The FAO Penman-Monteith equation was simplified into three components. For each component a regression model was obtained from six independent variables of five NOAA Satellite bands data and DOY (day of the year) parameter using step by step regression modeling method at probability level of 1 % by means of F-test. The results showed that among six independent variables, the DOY parameter with determination coefficient of 0.94 is the only significant factor to determine the net radiation (Rn) in the net radiation regression model. Considering that the net radiation for an area is a great deal depending on atmospheric conditions such as humidity and cloud covering, the obtained regression model is only applicable in this area of study. The regression model of component A was dependent on the third NOAA satellite band (C3) and DOY parameters, showing a determination coefficient of 0.87. The significant variables in the regression model of component B also turned out to be the two, three and five NOAA satellite bands (C2, C3 and C5) with determination coefficient of 0.83.

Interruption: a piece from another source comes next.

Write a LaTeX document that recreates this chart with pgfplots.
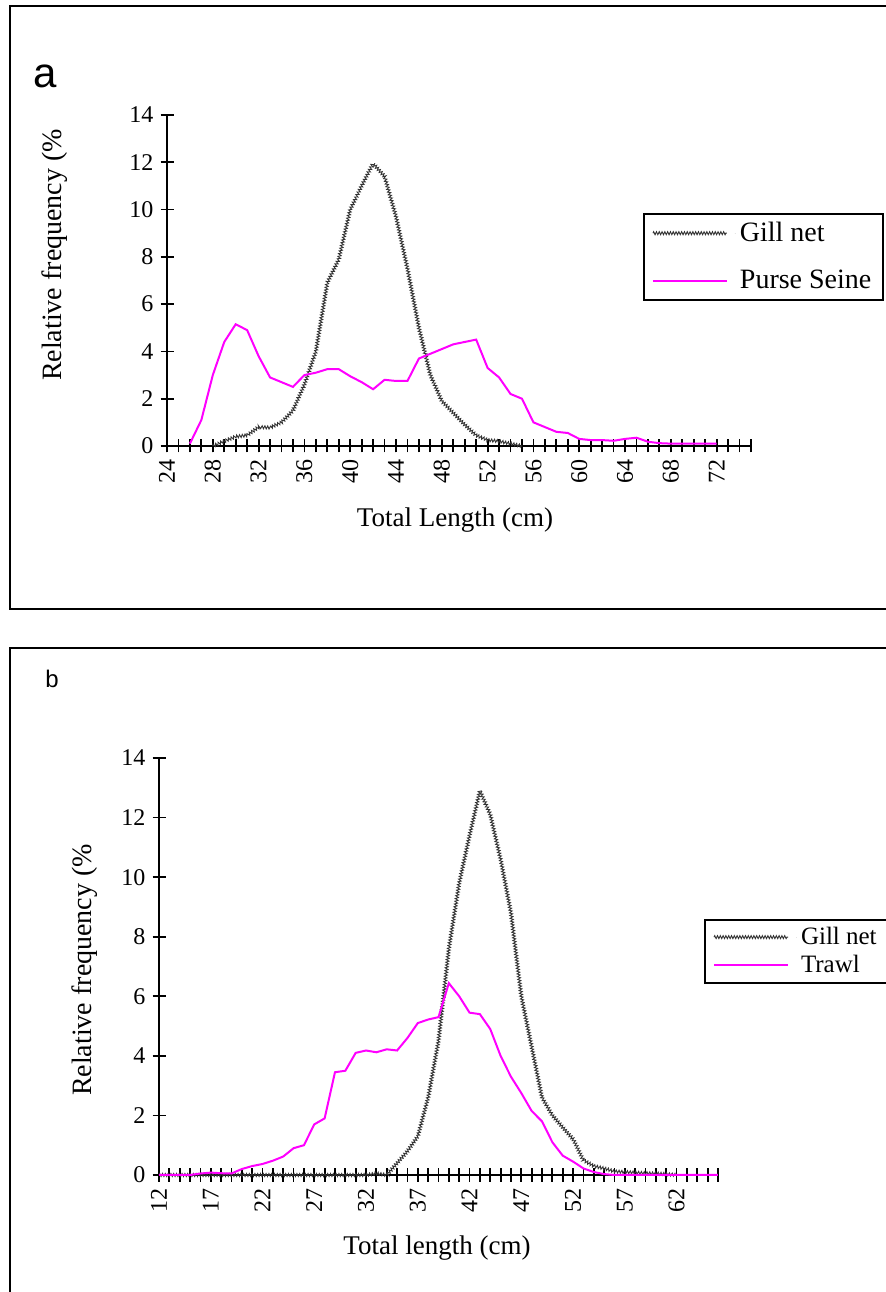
\documentclass[border=0pt]{standalone}
\usepackage{pgfplots}
\pgfplotsset{compat=1.18}
\usepackage{fontspec}
\setmainfont{Liberation Serif}
\newfontfamily\arial{Liberation Sans}
\usetikzlibrary{decorations.pathmorphing}

\definecolor{seineCol}{HTML}{FF00FF}
\definecolor{gillCol}{HTML}{333333}

\pgfplotsset{
  panel/.style={
    scale only axis, anchor=south west, clip=false,
    axis x line=bottom, axis y line=left,
    axis line style={-, line width=1pt},
    ymin=0, ymax=14, ytick={0,2,...,14},
    tick align=center, major tick length=6.5pt, minor tick length=6.5pt,
    tick style={black, line width=0.9pt},
    tick label style={font=\fontsize{12}{12}\selectfont},
    /pgf/number format/assume math mode=true,
    xticklabel style={rotate=90, anchor=east},
    legend cell align=left,
    legend style={draw=black, line width=1pt, anchor=north west,
                  inner xsep=4pt},
    legend image code/.code={\draw[#1] (1pt,0pt) -- (38pt,0pt);
                             \path (42pt,0pt);},
  },
  gillnet/.style={gillCol, line width=0.45pt, decorate,
                  decoration={zigzag, segment length=1.4pt, amplitude=0.75pt}},
  seine/.style={seineCol, line width=1pt},
}

\begin{document}
\begin{tikzpicture}
\useasboundingbox (0,0) rectangle (442.5pt,646pt);
% panel frames
\draw[line width=1pt] (5pt,341.5pt) rectangle (452pt,643pt);
\draw[line width=1pt] (5pt,-10pt) rectangle (452pt,322pt);
\node[font=\arial\fontsize{21}{21}\selectfont, anchor=base] at (22.5pt,602pt) {a};
\node[font=\arial\fontsize{12}{12}\selectfont, anchor=base west, inner sep=0pt] at (22.5pt,302pt) {b};

% ---- panel a ----
\begin{axis}[panel, at={(83.5pt,423pt)}, width=292pt, height=165.5pt,
    xmin=24, xmax=75, xtick={24,28,...,72}, minor xtick={24,...,75},
    legend style={at={(axis description cs:0.815,0.704)},
                  font=\fontsize{14}{14}\selectfont,
                  inner ysep=2pt, row sep=9pt}]
  \addplot[gillnet] coordinates {
    (28,0) (29,0.2) (30,0.4) (31,0.45) (32,0.8) (33,0.78) (34,1.0) (35,1.5)
    (36,2.6) (37,4.0) (38,6.9) (39,7.9) (40,10.0) (41,11.0) (42,11.95)
    (43,11.4) (44,9.7) (45,7.5) (46,5.0) (47,3.0) (48,1.9) (49,1.4)
    (50,0.9) (51,0.45) (52,0.25) (53,0.2) (54,0.1) (55,0)};
  \addlegendentry{Gill net}
  \addplot[seine] coordinates {
    (26,0.1) (27,1.1) (28,3.0) (29,4.4) (30,5.15) (31,4.9) (32,3.8) (33,2.9)
    (34,2.7) (35,2.5) (36,3.0) (37,3.1) (38,3.25) (39,3.25) (40,2.95)
    (41,2.7) (42,2.4) (43,2.8) (44,2.75) (45,2.75) (46,3.7) (47,3.9)
    (48,4.1) (49,4.3) (50,4.4) (51,4.5) (52,3.3) (53,2.9) (54,2.2) (55,2.0)
    (56,1.0) (57,0.8) (58,0.6) (59,0.55) (60,0.3) (61,0.25) (62,0.25)
    (63,0.22) (64,0.3) (65,0.35) (66,0.18) (67,0.12) (68,0.1) (69,0.1)
    (70,0.1) (71,0.1) (72,0.1)};
  \addlegendentry{Purse Seine}
\end{axis}
\node[rotate=90, font=\fontsize{14}{14}\selectfont] at (27.5pt,518.5pt) {Relative frequency (\%};
\node[font=\fontsize{13.5}{13.5}\selectfont] at (227.5pt,386pt) {Total Length (cm)};

% ---- panel b ----
\begin{axis}[panel, at={(79.5pt,58.5pt)}, width=279.5pt, height=208.5pt,
    xmin=12, xmax=66, xtick={12,17,...,62}, minor xtick={12,...,66},
    legend style={at={(axis description cs:0.975,0.614)},
                  font=\fontsize{12.5}{12.5}\selectfont,
                  inner ysep=1.5pt, row sep=0pt}]
  \addplot[gillnet] coordinates {
    (12,0) (13,0) (14,0) (15,0) (16,0) (17,0) (18,0) (19,0) (20,0) (21,0)
    (22,0) (23,0) (24,0) (25,0) (26,0) (27,0) (28,0) (29,0) (30,0) (31,0)
    (32,0) (33,0.05) (34,0) (35,0.4) (36,0.8) (37,1.3) (38,2.6) (39,4.5)
    (40,7.6) (41,9.8) (42,11.4) (43,12.9) (44,12.1) (45,10.6) (46,8.8)
    (47,6.0) (48,4.3) (49,2.6) (50,2.0) (51,1.6) (52,1.2) (53,0.5)
    (54,0.3) (55,0.22) (56,0.12) (57,0.1) (58,0.08) (59,0.06) (60,0.05)
    (61,0.03) (62,0)};
  \addlegendentry{Gill net}
  \addplot[seine] coordinates {
    (12,0) (13,0) (14,0) (15,0) (16,0.05) (17,0.08) (18,0.06) (19,0.05)
    (20,0.2) (21,0.3) (22,0.37) (23,0.48) (24,0.62) (25,0.9) (26,1.0)
    (27,1.7) (28,1.9) (29,3.45) (30,3.5) (31,4.1) (32,4.18) (33,4.12)
    (34,4.22) (35,4.18) (36,4.6) (37,5.1) (38,5.22) (39,5.3) (40,6.44)
    (41,6.0) (42,5.45) (43,5.4) (44,4.9) (45,4.0) (46,3.3) (47,2.75)
    (48,2.15) (49,1.8) (50,1.1) (51,0.65) (52,0.45) (53,0.22) (54,0.1)
    (55,0.03) (56,0) (57,0) (58,0) (59,0) (60,0) (61,0) (62,0) (63,0)
    (64,0) (65,0) (66,0)};
  \addlegendentry{Trawl}
\end{axis}
\node[rotate=90, font=\fontsize{14}{14}\selectfont] at (42.5pt,161pt) {Relative frequency (\%};
\node[font=\fontsize{13.5}{13.5}\selectfont] at (218.5pt,22pt) {Total length (cm)};
\end{tikzpicture}
\end{document}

The ET0 was estimated in Amir Kabir agro-industry irrigation network using regression models with determination coefficient of 0.92 and average error of 0.6 mm per day. As the simplified evapotranspiration model in this study estimates evapotranspiration using regression models, this model can be used only in the vicinity of Amir Kabir irrigation network, while for other irrigation networks it should be calibrated based on meteorological data of that region. It should be noted that only data from cold pixels located in the irrigated area were used in this analysis, therefore the relationships are only valid for these cold pixels located in Amir Kabir agro-industry irrigation network and not necessarily for the entire area.